Movies: Night Vision

Want to know the twist behind M. Night Shyamalan’s new movie, Lady In the Water? It’s not on the screen, but behind the scenes, where the director stands at a career crossroads

AT THE FAR END of a crimson booth inside an anonymous French restaurant, M. Night Shyamalan sits alone at a table for one. His eyes dart from side to side, but he’s not expecting company. He’s searching for inspiration. A somber piano plays as Night examines the diners around him more closely. There’s a couple sitting in silence, but Night hears them arguing. He sips slowly from his water glass and sees a man who’s so overheated, his skin literally sizzles. Customers watch a glass shatter, then they vanish. A middle-aged woman captures a pesky fly with her tongue — and suddenly, Night is interrupted.

“Mr. Shyamalan?” says a waitress. “I love your movies. I’ve seen every single one of them. … ”

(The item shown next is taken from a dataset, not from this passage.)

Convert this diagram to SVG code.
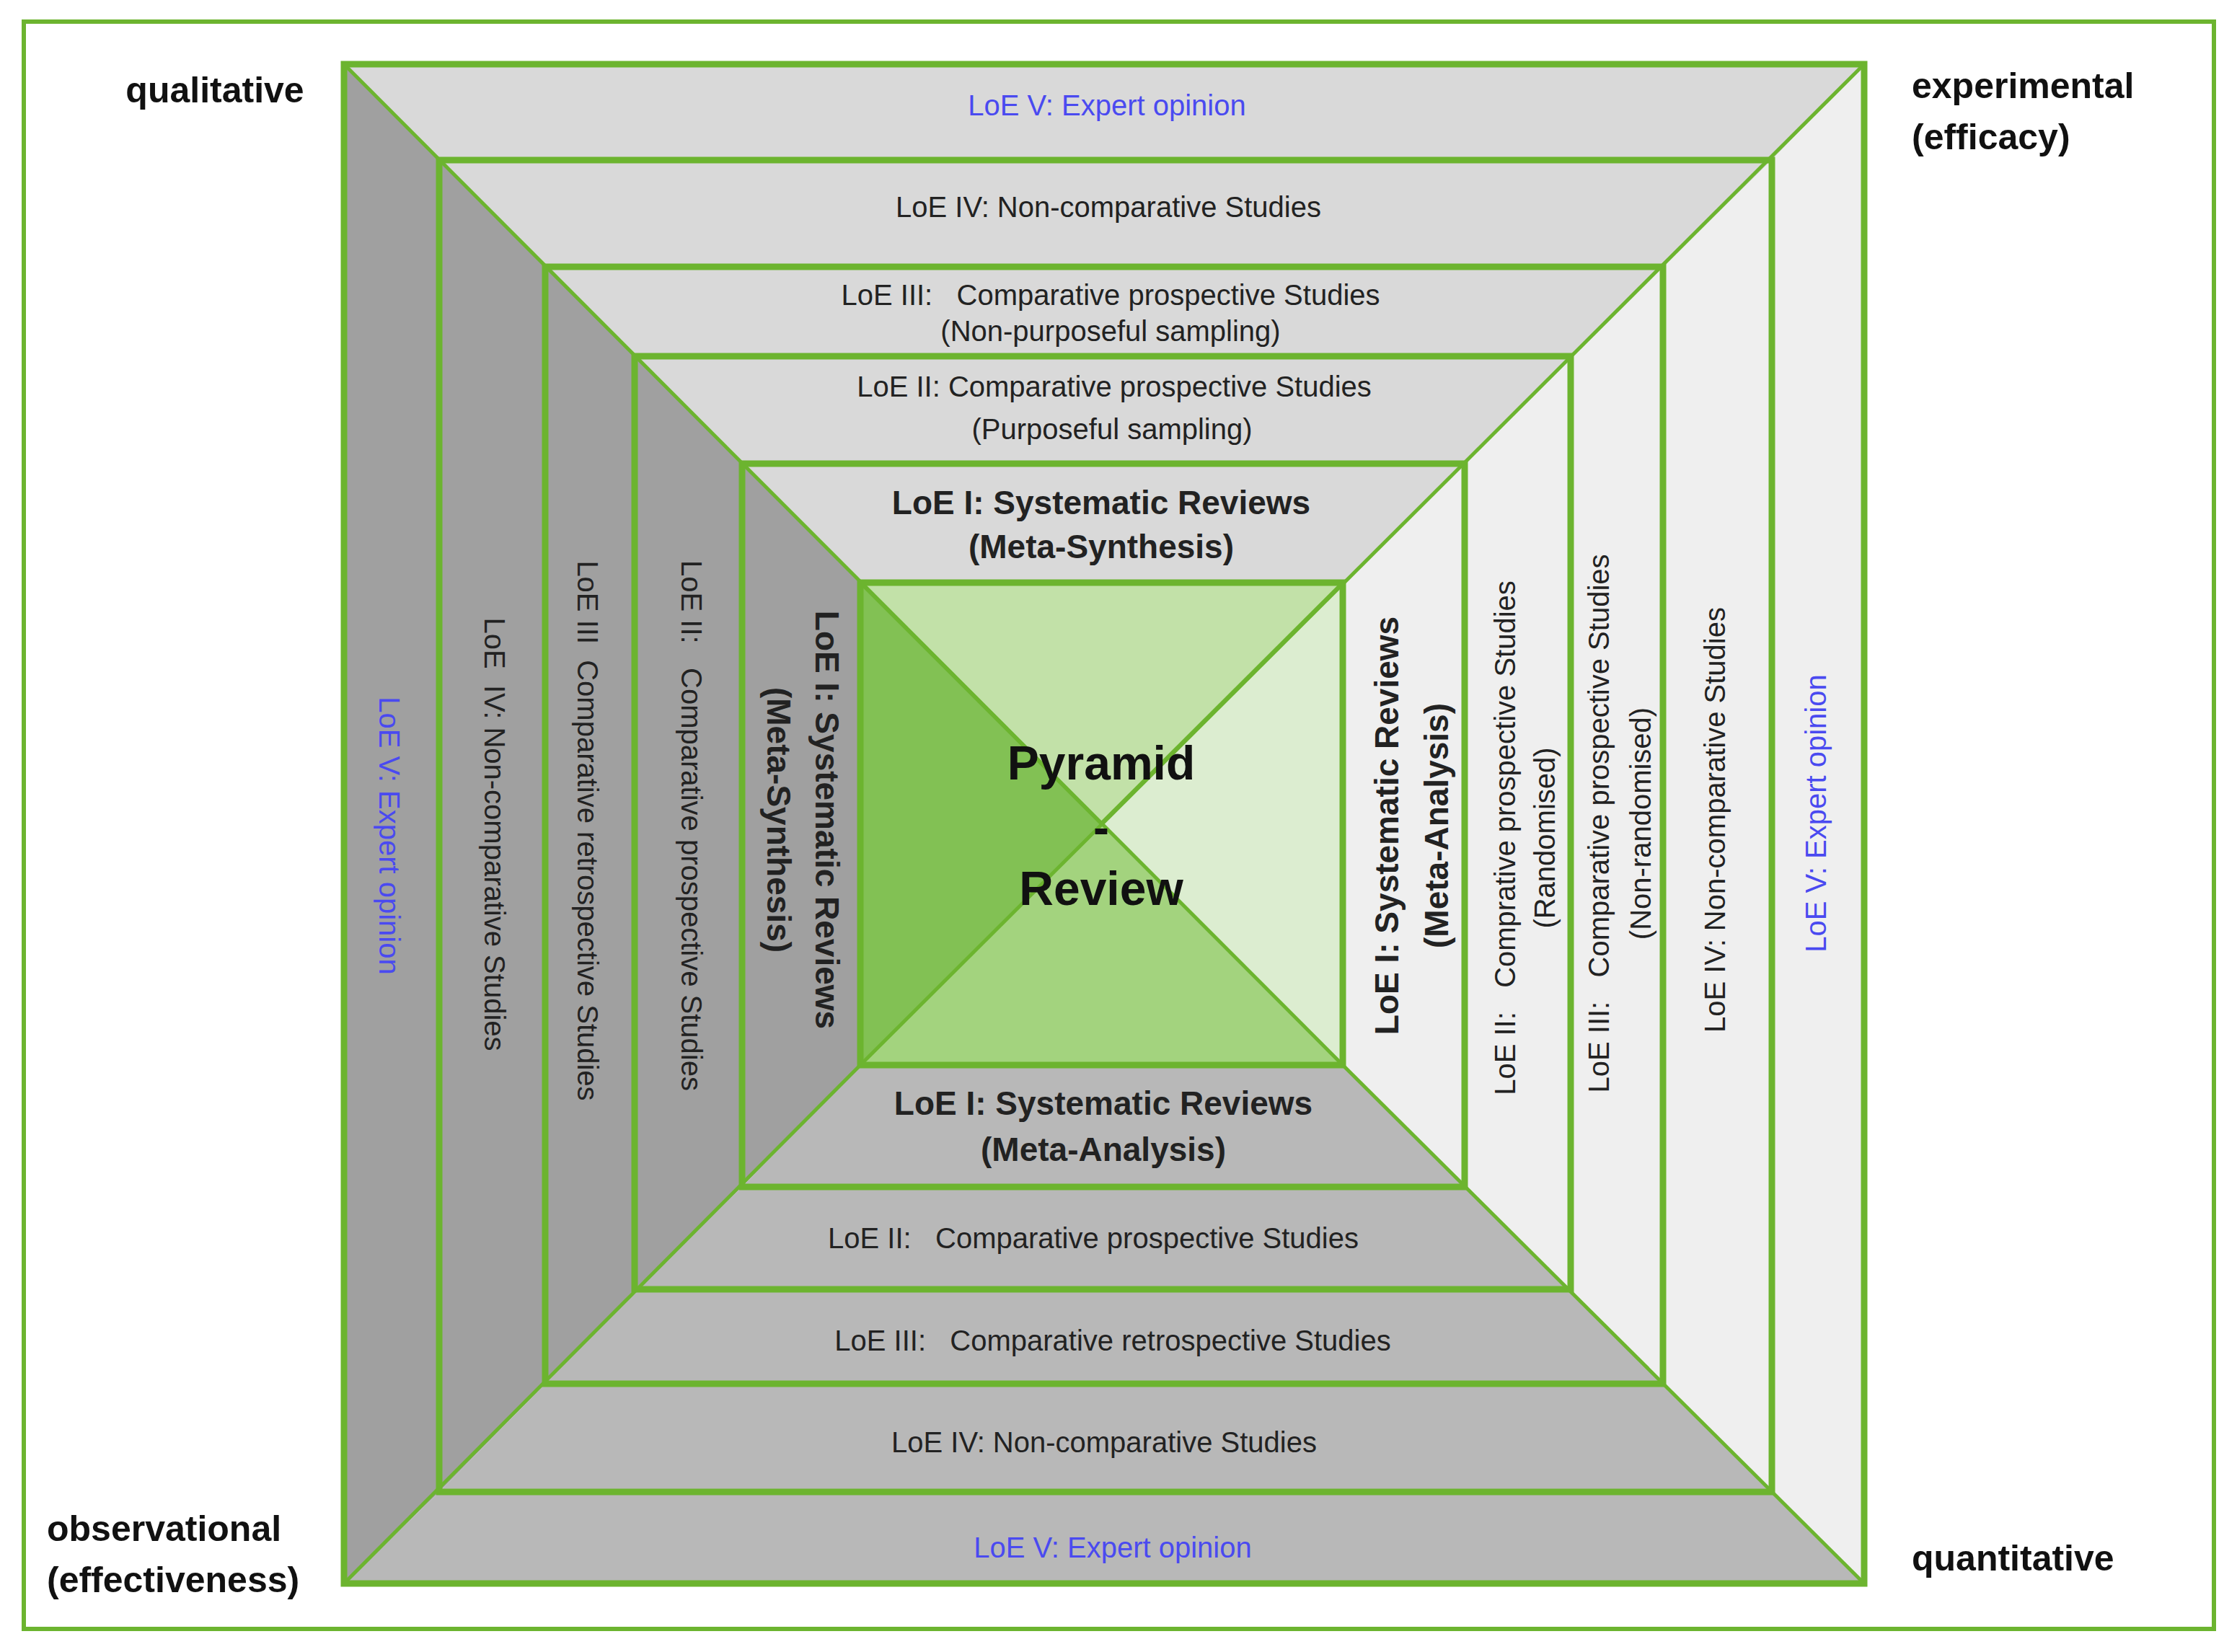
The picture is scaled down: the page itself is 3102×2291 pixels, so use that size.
<svg xmlns="http://www.w3.org/2000/svg" width="3102" height="2291" viewBox="0 0 3102 2291">
<style>
.t{fill:#d9d9d9}.l{fill:#a0a0a0}.b{fill:#b8b8b8}.r{fill:#efefef}
.g{fill:none;stroke:#6cb42f;stroke-width:9}
.d{stroke:#6cb42f;stroke-width:5}
text{font-family:"Liberation Sans",Arial,sans-serif;font-size:40px;fill:#222;text-anchor:middle;dominant-baseline:central}
.bd{font-weight:bold;font-size:46px}
.bl{fill:#4a4af0}
.c{font-weight:bold;font-size:50px;fill:#111}
</style>
<rect x="0" y="0" width="3102" height="2291" fill="#fff"/>
<rect x="33" y="30" width="3037" height="2229" fill="none" stroke="#6cb42f" stroke-width="6"/>
<g id="faces">
<!-- ring 0 -->
<polygon class="t" points="477,89 2585,89 2457,222 609,222"/>
<polygon class="l" points="477,89 609,222 609,2069 477,2196"/>
<polygon class="b" points="477,2196 609,2069 2457,2069 2585,2196"/>
<polygon class="r" points="2585,89 2585,2196 2457,2069 2457,222"/>
<!-- ring 1 -->
<polygon class="t" points="609,222 2457,222 2306,370 756,370"/>
<polygon class="l" points="609,222 756,370 756,1919 609,2069"/>
<polygon class="b" points="609,2069 756,1919 2306,1919 2457,2069"/>
<polygon class="r" points="2457,222 2457,2069 2306,1919 2306,370"/>
<!-- ring 2 -->
<polygon class="t" points="756,370 2306,370 2178,494 880,494"/>
<polygon class="l" points="756,370 880,494 880,1788 756,1919"/>
<polygon class="b" points="756,1919 880,1788 2178,1788 2306,1919"/>
<polygon class="r" points="2306,370 2306,1919 2178,1788 2178,494"/>
<!-- ring 3 -->
<polygon class="t" points="880,494 2178,494 2031,643 1029,643"/>
<polygon class="l" points="880,494 1029,643 1029,1646 880,1788"/>
<polygon class="b" points="880,1788 1029,1646 2031,1646 2178,1788"/>
<polygon class="r" points="2178,494 2178,1788 2031,1646 2031,643"/>
<!-- ring 4 -->
<polygon class="t" points="1029,643 2031,643 1862,808 1193,808"/>
<polygon class="l" points="1029,643 1193,808 1193,1477 1029,1646"/>
<polygon class="b" points="1029,1646 1193,1477 1862,1477 2031,1646"/>
<polygon class="r" points="2031,643 2031,1646 1862,1477 1862,808"/>
<!-- center -->
<polygon fill="#c2e1a8" points="1193,808 1862,808 1527,1142"/>
<polygon fill="#82c154" points="1193,808 1527,1142 1193,1477"/>
<polygon fill="#a3d37e" points="1193,1477 1527,1142 1862,1477"/>
<polygon fill="#dcedd0" points="1862,808 1862,1477 1527,1142"/>
</g>
<g id="connectors">
<line class="d" x1="477" y1="89" x2="1862" y2="1477"/>
<line class="d" x1="2585" y1="89" x2="1193" y2="1477"/>
<line class="d" x1="477" y1="2196" x2="1193" y2="1477"/>
<line class="d" x1="2585" y1="2196" x2="1862" y2="1477"/>
<line class="d" x1="1193" y1="808" x2="1527" y2="1142"/>
<line class="d" x1="1862" y1="808" x2="1527" y2="1142"/>
<rect class="g" x="477" y="89" width="2108" height="2107" stroke-width="6"/>
<rect class="g" x="609" y="222" width="1848" height="1847"/>
<rect class="g" x="756" y="370" width="1550" height="1549"/>
<rect class="g" x="880" y="494" width="1298" height="1294"/>
<rect class="g" x="1029" y="643" width="1002" height="1003"/>
<rect class="g" x="1193" y="808" width="669" height="669" stroke-width="5"/>
</g>
<g id="corners">
<text class="c" x="298" y="125">qualitative</text>
<text class="c" x="2651" y="119" style="text-anchor:start">experimental</text>
<text class="c" x="2651" y="190" style="text-anchor:start">(efficacy)</text>
<text class="c" x="65" y="2120" style="text-anchor:start">observational</text>
<text class="c" x="65" y="2191" style="text-anchor:start">(effectiveness)</text>
<text class="c" x="2651" y="2161" style="text-anchor:start">quantitative</text>
</g>
<g id="top">
<text class="bl" x="1535" y="146">LoE V: Expert opinion</text>
<text x="1537" y="287">LoE IV: Non-comparative  Studies</text>
<text x="1540" y="409" xml:space="preserve">LoE III:   Comparative prospective Studies</text>
<text x="1540" y="459">(Non-purposeful sampling)</text>
<text x="1545" y="536">LoE II: Comparative prospective Studies</text>
<text x="1542" y="595">(Purposeful sampling)</text>
<text class="bd" x="1527" y="697">LoE I: Systematic Reviews</text>
<text class="bd" x="1527" y="758">(Meta-Synthesis)</text>
</g>
<g id="bottom">
<text class="bd" x="1530" y="1530">LoE I: Systematic Reviews</text>
<text class="bd" x="1530" y="1594">(Meta-Analysis)</text>
<text x="1516" y="1717" xml:space="preserve">LoE II:   Comparative prospective Studies</text>
<text x="1543" y="1859" xml:space="preserve">LoE III:   Comparative retrospective Studies</text>
<text x="1531" y="2000">LoE IV: Non-comparative Studies</text>
<text class="bl" x="1543" y="2146">LoE V: Expert opinion</text>
</g>
<g id="left">
<text class="bl" transform="translate(540,1159) rotate(90)">LoE V: Expert opinion</text>
<text transform="translate(686,1157) rotate(90)" xml:space="preserve">LoE  IV: Non-comparative Studies</text>
<text transform="translate(815,1152) rotate(90)" xml:space="preserve">LoE III  Comparative retrospective Studies</text>
<text transform="translate(959,1145) rotate(90)" xml:space="preserve">LoE II:   Comparative prospective Studies</text>
<text class="bd" transform="translate(1147,1137) rotate(90)">LoE I: Systematic Reviews</text>
<text class="bd" transform="translate(1080,1137) rotate(90)">(Meta-Synthesis)</text>
</g>
<g id="right">
<text class="bd" transform="translate(1923,1145) rotate(-90)">LoE I: Systematic Reviews</text>
<text class="bd" transform="translate(1992,1145) rotate(-90)">(Meta-Analysis)</text>
<text transform="translate(2087,1162) rotate(-90)" xml:space="preserve">LoE II:   Comprative prospective Studies</text>
<text transform="translate(2142,1162) rotate(-90)">(Randomised)</text>
<text transform="translate(2217,1142) rotate(-90)" xml:space="preserve">LoE III:   Comparative prospective Studies</text>
<text transform="translate(2275,1142) rotate(-90)">(Non-randomised)</text>
<text transform="translate(2378,1137) rotate(-90)">LoE IV: Non-comparative Studies</text>
<text class="bl" transform="translate(2518,1128) rotate(-90)">LoE V: Expert opinion</text>
</g>
<g id="center">
<text class="c" style="font-size:66px" x="1527" y="1058">Pyramid</text>
<text class="c" style="font-size:66px" x="1527" y="1147">-</text>
<text class="c" style="font-size:66px" x="1527" y="1232">Review</text>
</g>
</svg>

Night smiles like he’s heard this before as the girl rambles on about his oeuvre. He’d rather be left alone with his visions. The camera pulls away from the table, and Night’s voice drops in. “My life is about finding time to dream. That’s why my card is American Express.”

TV commercials rarely say more than “Buy me!” When this ad aired during this year’s Academy Awards, though, it announced that M. Night Shyamalan is more than a 35-year-old director whose films have earned seven Oscar nominations and $730 million at the box office. He’s now a brand unto himself. “Night,” says an AmEx spokeswoman, “is one of the few directors who can sell a film on his name alone.”

But the commercial, which Night wrote and directed, masks the tension of the moment in which he now finds himself. Ever since The Sixth Sense crossed over from blockbuster to cultural phenomenon in 1999, Night has straddled the line between artiste and Hollywood A-lister, visionary and businessman. What he now finds imperiled is what he cherishes most — the freedom to dream.

ON JULY 21ST, NIGHT unveils his latest fantastic tale, Lady in the Water, and in doing so arrives at a crossroads in his career. He has broken off from his longtime studio, Disney, and his new pals at Warner Brothers have pumped no less than $70 million into his film. Yet Night isn’t playing it safe: Lady is a fanciful story about a schlubby apartment super who finds a mermaid in his pool, unlocking the door to a universe of “narfs,” “scrunts” and “the Great Etalon.” There’s also no “twist” ending, Night’s signature stroke that was a blessing with Sixth and more of a curse since, particularly in his last film, 2004’s The Village. Thanks in large part to its predictable and unsatisfying finale, it drew the most vicious reviews of his career and tallied just $114 million — a blockbuster by most standards, but by Night’s and his studio’s, barely a passing grade.

“He’s an auteur,” says Michael Speier, managing editor of Variety. “There aren’t many of them left in Hollywood. He’s going to say he’s just making the movies he wants to make. But there’s a part of him that wants a hit. After The Sixth Sense, he’s gone downward almost every time.”